### DATA BLOCK
= = = = = = =
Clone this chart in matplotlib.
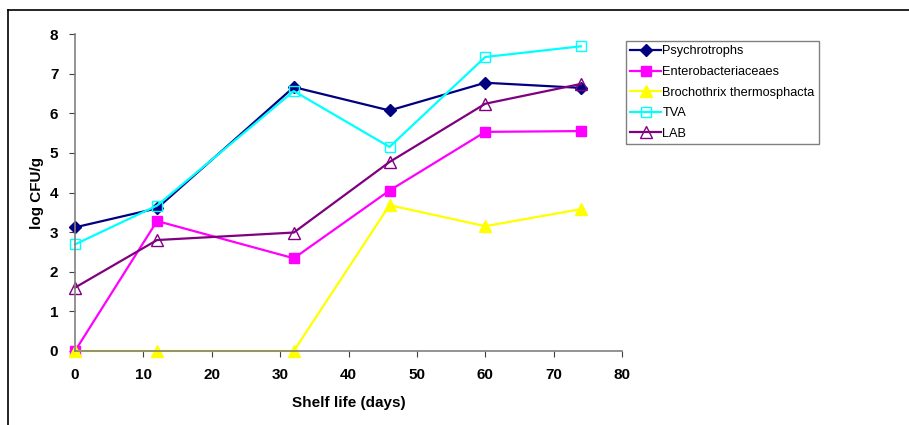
import numpy as np
import matplotlib.pyplot as plt
from matplotlib.lines import Line2D

plt.rcParams['font.family'] = ['Liberation Sans', 'DejaVu Sans']

days = [0, 12, 32, 46, 60, 74]
psychrotrophs = [3.12, 3.60, 6.66, 6.07, 6.77, 6.64]
enterobacteriaceae = [0.0, 3.28, 2.34, 4.05, 5.53, 5.55]
brochothrix = [0.0, 0.0, 0.0, 3.68, 3.15, 3.58]
tva = [2.69, 3.67, 6.56, 5.15, 7.42, 7.69]
lab = [1.60, 2.80, 2.99, 4.77, 6.24, 6.74]

fig = plt.figure(figsize=(9.09, 4.25), dpi=100)
ax = fig.add_axes([75 / 909, 1 - 351 / 425, 547 / 909, 317 / 425])

ms = 7
lw = 1.6
ax.plot(days, psychrotrophs, '-D', color='#000080', lw=lw, ms=ms - 0.5, label='Psychrotrophs', clip_on=False)
ax.plot(days, enterobacteriaceae, '-s', color='#FF00FF', lw=lw, ms=ms, label='Enterobacteriaceaes', clip_on=False)
ax.plot(days, brochothrix, '-^', color='#FFFF00', lw=lw, ms=ms + 1, label='Brochothrix thermosphacta', clip_on=False)
ax.plot(days, tva, '-s', color='#00FFFF', mfc='none', mew=1.0, lw=lw, ms=ms, label='TVA', clip_on=False)
ax.plot(days, lab, '-^', color='#800080', mfc='none', mew=1.0, lw=lw, ms=ms + 1, label='LAB', clip_on=False)

ax.set_xlim(0, 80)
ax.set_ylim(0, 8)
ax.set_xticks(np.arange(0, 81, 10))
ax.set_yticks(np.arange(0, 9, 1))
for s in ['top', 'right']:
    ax.spines[s].set_visible(False)
for s in ['left', 'bottom']:
    ax.spines[s].set_color('#808080')
    ax.spines[s].set_linewidth(1.2)
ax.tick_params(direction='out', length=4, width=0.8, color='#404040',
               labelsize=11, pad=8)
for lbl in ax.get_xticklabels() + ax.get_yticklabels():
    lbl.set_fontweight('bold')

ax.set_xlabel('Shelf life (days)', fontsize=11, fontweight='bold', labelpad=10)
ax.set_ylabel('log CFU/g', fontsize=11, fontweight='bold', labelpad=4)

leg = ax.legend(loc='upper left', bbox_to_anchor=(626 / 909, 1 - 41 / 425),
                bbox_transform=fig.transFigure, frameon=True, fancybox=False,
                fontsize=9.2, handlelength=2.4, handletextpad=0.1,
                borderpad=0.35, labelspacing=0.67, borderaxespad=0)
leg.get_frame().set_edgecolor('#606060')
leg.get_frame().set_linewidth(1.0)

# outer chart frame (left and top edges visible)
fig.add_artist(Line2D([8 / 909, 8 / 909], [0, 1 - 10 / 425], color='black', lw=1.2,
                      transform=fig.transFigure))
fig.add_artist(Line2D([8 / 909, 1], [1 - 10 / 425, 1 - 10 / 425], color='black', lw=1.2,
                      transform=fig.transFigure))

plt.savefig('out.png', dpi=100)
= = = = = = =
### PROMPT
Skip every picture and return the lines above from the top through the one that contains "1, label='LAB', clip_on=False)".

### PROBLEM SOLUTION
Clone this chart in matplotlib.
import numpy as np
import matplotlib.pyplot as plt
from matplotlib.lines import Line2D

plt.rcParams['font.family'] = ['Liberation Sans', 'DejaVu Sans']

days = [0, 12, 32, 46, 60, 74]
psychrotrophs = [3.12, 3.60, 6.66, 6.07, 6.77, 6.64]
enterobacteriaceae = [0.0, 3.28, 2.34, 4.05, 5.53, 5.55]
brochothrix = [0.0, 0.0, 0.0, 3.68, 3.15, 3.58]
tva = [2.69, 3.67, 6.56, 5.15, 7.42, 7.69]
lab = [1.60, 2.80, 2.99, 4.77, 6.24, 6.74]

fig = plt.figure(figsize=(9.09, 4.25), dpi=100)
ax = fig.add_axes([75 / 909, 1 - 351 / 425, 547 / 909, 317 / 425])

ms = 7
lw = 1.6
ax.plot(days, psychrotrophs, '-D', color='#000080', lw=lw, ms=ms - 0.5, label='Psychrotrophs', clip_on=False)
ax.plot(days, enterobacteriaceae, '-s', color='#FF00FF', lw=lw, ms=ms, label='Enterobacteriaceaes', clip_on=False)
ax.plot(days, brochothrix, '-^', color='#FFFF00', lw=lw, ms=ms + 1, label='Brochothrix thermosphacta', clip_on=False)
ax.plot(days, tva, '-s', color='#00FFFF', mfc='none', mew=1.0, lw=lw, ms=ms, label='TVA', clip_on=False)
ax.plot(days, lab, '-^', color='#800080', mfc='none', mew=1.0, lw=lw, ms=ms + 1, label='LAB', clip_on=False)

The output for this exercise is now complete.